NHS Covid-19 app to notify fewer contacts to isolate

The public is being urged to continue to use the NHS Covid-19 App as changes will result in fewer contacts being advised to self-isolate following close contact with a positive case.

As part of a review into the app announced by the health secretary, the ‘logic’ which underpins how close contacts are notified will be updated from today.

Currently, for people who input a positive test but are asymptomatic, the app looks for close contacts five days prior to a positive test. This will be updated based on public health advice to look back at contacts two days prior to a positive test.

The change will mean fewer contacts that took place when the positive case was unlikely to be at the peak of their infectiousness are advised to self-isolate, reducing the overall number of notifications sent by the app.

Health bosses say this update does not impact the sensitivity of the app, or change the risk threshold, and will result in the same number of high-risk contacts being advised to self-isolate.

However, Steve Turner, Unite’s assistant general secretary for manufacturing, said the change of guidance still falls short of the union’s calls for the government to exempt the automotive and steel sectors from self-isolation rules.

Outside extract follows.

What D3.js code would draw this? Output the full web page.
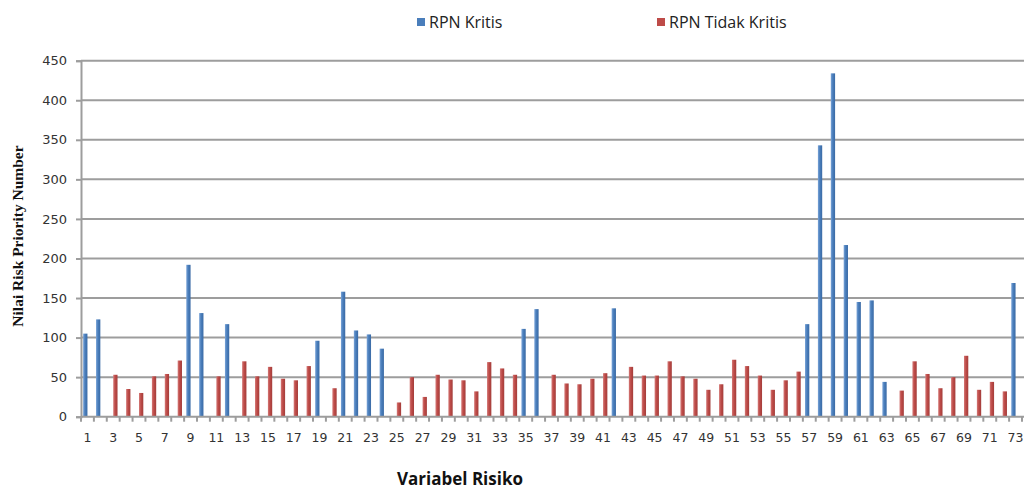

‘Unite has been pressing the government to exempt major manufacturing from the requirement for workers who continuously test negative to isolate if ‘pinged’ by the test and trace app because we have very real fears that UK work will be moved overseas and that continuous process manufacturing such as steel will be seriously damaged.

‘This change may make some difference but it falls short of what we have called for. Manufacturing workers share shifts so the two days decision may make little difference.

‘Sometimes whole shifts have been stuck at home as has been the case of late. The costs are horrific to workers and industry alike and there are real concerns that work will move overseas or even that steel furnaces could be damaged, which would be devastating for this industry.

‘We simply cannot have a situation, for example, where a blast furnace is shut down because workers are stuck at home, testing negatively daily, but forced to self-isolate. UK workers must not lose out because the government’s reopening of the economy is incoherent.

‘So I repeat the calls I made to the minister when we met last week: listen to us when we warn that the damage to UK PLC by the failure to exempt critical workers will be real and significant.

‘It must also ramp up daily testing, reverse its decision to end the free provision of lateral flow tests in July and allow those who actually test positive to be placed on furlough, not on the £96 per week statutory sick pay so many are forced to accept.

‘Additionally, it must reinstate mask-wearing on public transport and in confined public spaces and act now to restore public confidence in an app millions are currently deleting or disabling from their phones.’

This update comes as new analysis shows the NHS Covid-19 App continues to play a crucial role in breaking chains of transmission, preventing hospitalisations and saving lives.

New analysis from leading scientists shows that in the first 3 weeks of July, as cases were exponentially rising, the app averted up to 2,000 cases per day, and over 50,000 cases of Covid-19 including chains of transmission assuming 60% compliance with instructions to self-isolate. This is estimated to have prevented 1,600 hospitalisations.

It also shows the app reduces the spread of Covid-19 by around 4.3% each week, and for every 200-250 tests entered and shared in the app one person is prevented from being hospitalised from the virus.

Usage remains high, with around 40% of the eligible population regularly using the app and around 50% of all reported tests being inputted.

The government is urging the public to continue using the NHS Covid-19 App. Around one in three people experience this virus without symptoms and, even if you are fully vaccinated, it is possible that you could be unwittingly carrying and spreading the virus, creating a chain of transmission that could have someone vulnerable to the virus at the end of it.

Dr Jenny Harries, CEO of UK Health Security Agency, said: ‘The NHS Covid-19 App is a really practical example of how technology can be used to fight the biggest challenges we face in protecting and improving our health.

‘The app is the simplest, easiest, and fastest way to find out whether you have been exposed to the virus, and it has saved thousands of lives over the course of this pandemic.

‘I strongly encourage everyone, even those fully vaccinated, to continue using the app. It is a lifesaving tool that helps us to stay safe and to protect those closest to us as we return to a more familiar way of life.’

The app remains the fastest way to know if you have been at risk, and app users will only be advised to isolate if they have come into close contact with someone who has tested positive for Covid-19.

From August 16, fully vaccinated contacts in England will be exempt from isolation and instead will be advised to take a PCR test. Those who are not fully vaccinated will still be required to isolate, and it will remain a legal obligation to isolate if you test positive for Covid-19.

Health and social care secretary, Sajid Javid said: ‘We want to reduce the disruption that self-isolation can cause for people and businesses while ensuring we’re protecting those most at risk from this virus.

‘This update to the app will help ensure that we are striking the right balance. It’s so important that people isolate when asked to do so in order to stop the spread of the virus and protect their communities.’